Sensors Mag

Choosing the Right Sensor

June 29, 2007 By: G. Raymond Peacock, Inc.

Ray Peacock

Efficient automation is built on reliable measurements that fall within acceptable error tolerances. Whether your approach is called statistical process control or Six Sigma, the very root of measurement quality depends on selecting the right sensor for the job. To do this, you'll have to pick a sensor that meets your measurement span requirements.

Measurement Span

There's a lot to do before making measurements, not the least of which is selecting a suitable sensor for the application. To help you with this task, I'd like to revisit an article I wrote for Sensors titled "A Twelve-Step Sensor Selection Checklist". The discipline embodied in the checklist is based on the premise that selection of the sensor requires up-front planning to ensure you do the job right the first time.

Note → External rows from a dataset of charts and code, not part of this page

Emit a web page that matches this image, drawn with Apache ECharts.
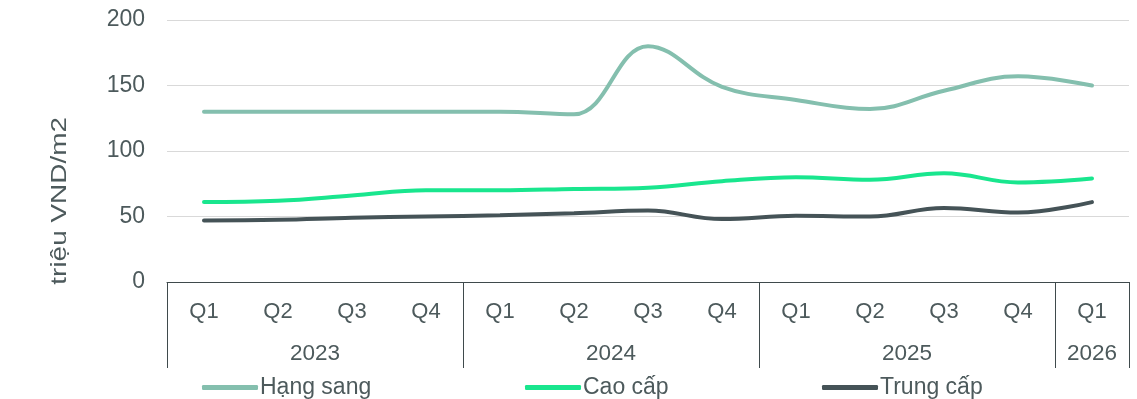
<!DOCTYPE html>
<html>
<head>
<meta charset="utf-8">
<script src="https://cdn.jsdelivr.net/npm/echarts@6/dist/echarts.min.js"></script>
<style>
  html, body { margin: 0; padding: 0; background: #fff; }
  #chart { width: 1137px; height: 399px; }
</style>
</head>
<body>
<div id="chart"></div>
<script>
// quý theo năm
const quarters = ["Q1", "Q2", "Q3", "Q4", "Q1", "Q2", "Q3", "Q4", "Q1", "Q2", "Q3", "Q4", "Q1"];
const years = ["2023", "2024", "2025", "2026"];
// vị trí giữa nhóm năm và ranh giới nhóm (đơn vị: số quý)
const yearCenters = [2, 6, 10, 12.5];
const yearBounds = [0, 4, 8, 12, 13];

const seriesNames = ["Hạng sang", "Cao cấp", "Trung cấp"];
const hangSang = [130, 130, 130, 130, 130, 128, 180, 149, 139, 132, 146, 157, 150];
const caoCap = [61, 62, 66, 70, 70, 71, 72, 77, 80, 78, 83, 76, 79];
const trungCap = [47, 47.5, 49, 50, 51, 52.5, 54.5, 48, 50.5, 50, 56.5, 53, 61];

const textColor = "#4d5a5c";
const font = "Liberation Sans";
const legendLeft = [197, 520, 817];

let myChart = echarts.init(document.getElementById("chart"));

function lineSeries(name, data, color) {
  return {
    name: name,
    type: "line",
    data: data,
    smooth: 0.4,
    showSymbol: false,
    lineStyle: { width: 4, color: color, cap: "round" },
    itemStyle: { color: color }
  };
}

// mỗi mục chú thích đặt riêng cho đúng vị trí
let legends = seriesNames.map((n, i) => ({
  left: legendLeft[i],
  top: 371,
  itemWidth: 56,
  itemHeight: 5,
  icon: "roundRect",
  textStyle: { fontSize: 23, color: textColor, fontFamily: font, padding: [0, 0, 0, -3] },
  data: [n]
}));

myChart.setOption({
  animation: false,
  textStyle: { fontFamily: font },
  grid: { left: 167, right: 8, top: 20, bottom: 117 },
  legend: legends,
  // tên trục tung, đặt lệch xuống như bản gốc
  graphic: [{
    type: "text",
    left: 49,
    top: 117,
    rotation: Math.PI / 2,
    style: {
      text: "triệu VND/m2",
      fontSize: 22,
      fontFamily: font,
      fill: textColor
    },
    scaleX: 1.27
  }],
  xAxis: [
    {
      type: "category",
      data: quarters,
      position: "bottom",
      axisLine: { lineStyle: { color: "#3f4a4c", width: 1 } },
      axisTick: { show: false },
      axisLabel: { color: textColor, fontSize: 22, margin: 19, interval: 0 }
    },
    {
      type: "value",
      min: 0,
      max: 13,
      position: "bottom",
      offset: 0,
      axisLine: { show: false },
      splitLine: { show: false },
      axisTick: {
        show: true,
        customValues: yearBounds,
        length: 86,
        lineStyle: { color: "#3f4a4c", width: 1 }
      },
      axisLabel: {
        customValues: yearCenters,
        color: textColor,
        fontSize: 22.5,
        margin: 60,
        formatter: function (v) {
          return years[yearCenters.indexOf(v)];
        }
      }
    }
  ],
  yAxis: {
    type: "value",
    min: 0,
    max: 200,
    interval: 50,
    axisLine: { show: false },
    axisTick: { show: false },
    axisLabel: { color: textColor, fontSize: 23, margin: 22 },
    splitLine: { lineStyle: { color: "#d9d9d9", width: 1 } }
  },
  series: [
    lineSeries("Hạng sang", hangSang, "#84bfae"),
    lineSeries("Cao cấp", caoCap, "#19e68e"),
    lineSeries("Trung cấp", trungCap, "#455357")
  ]
});
</script>
</body>
</html>
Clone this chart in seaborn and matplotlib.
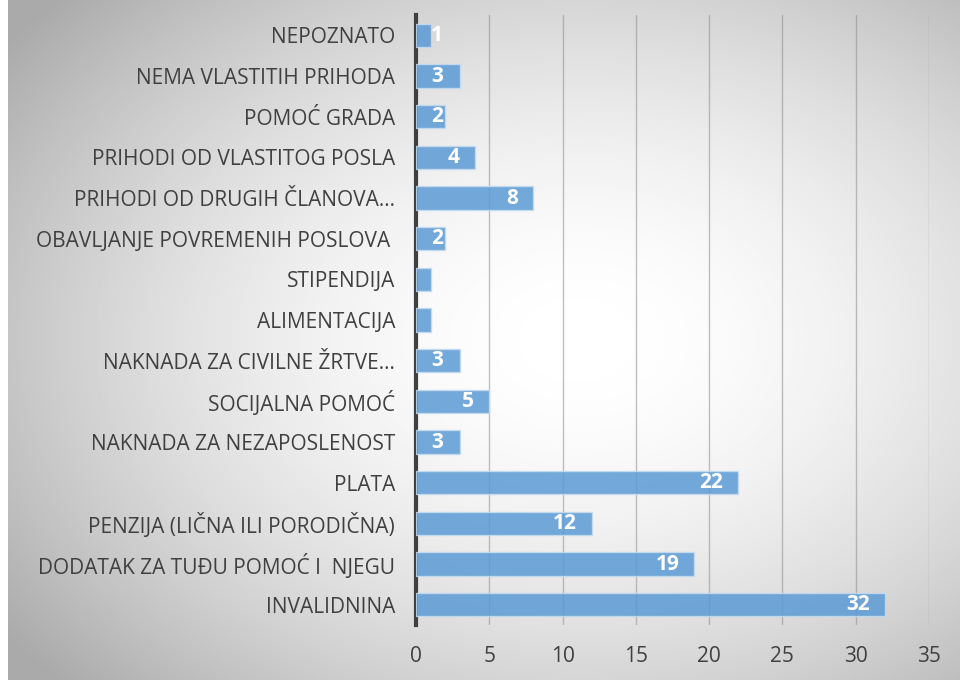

In the first of the 12 steps, you establish measurement span, or range, requirements. If you are replacing a sensor, the job should be a little easier, but that doesn't mean you should replace the old sensor with the same type of device. The technology and measurement requirements may have changed, or there may be ways to improve the process with a more capable sensor.

So now is the time to ask some questions:

  • What process/product requirements affect the overall measurement range or span? Are they as claimed by the process staff? Are they the same as before (if a replacement)?
  • Are there less costly, more capable sensor types than the one originally specified for the task? Will their ranges cover your needs?
  • Can you minimize inventory requirements in multi-unit installations by using a single model with a wider span that would work in more than one location?
  • Should you consider using two units in each location in a critical process? This approach guarantees that the failure of one sensor will not shut down the line, and if one starts to drift, you can alarm on significant reading differences.
  • What role does sensor response time and product speed play? What does that mean for your application—possibly different span options? For example, in cases of IR radiation thermometers (pyrometers), you have to consider tradeoffs among several additional instrument parameters that affect measurement range (e.g., response time, operating waveband, and measurement spot size at a given distance).
  • What are the physical size, shape, and weight options? Will the available space(s) accommodate typical devices?

Everyone knows the span/range requirements until they get down to the nitty-gritty. Then things get fuzzy. To avoid problems, get a handle on your application's operating parameters.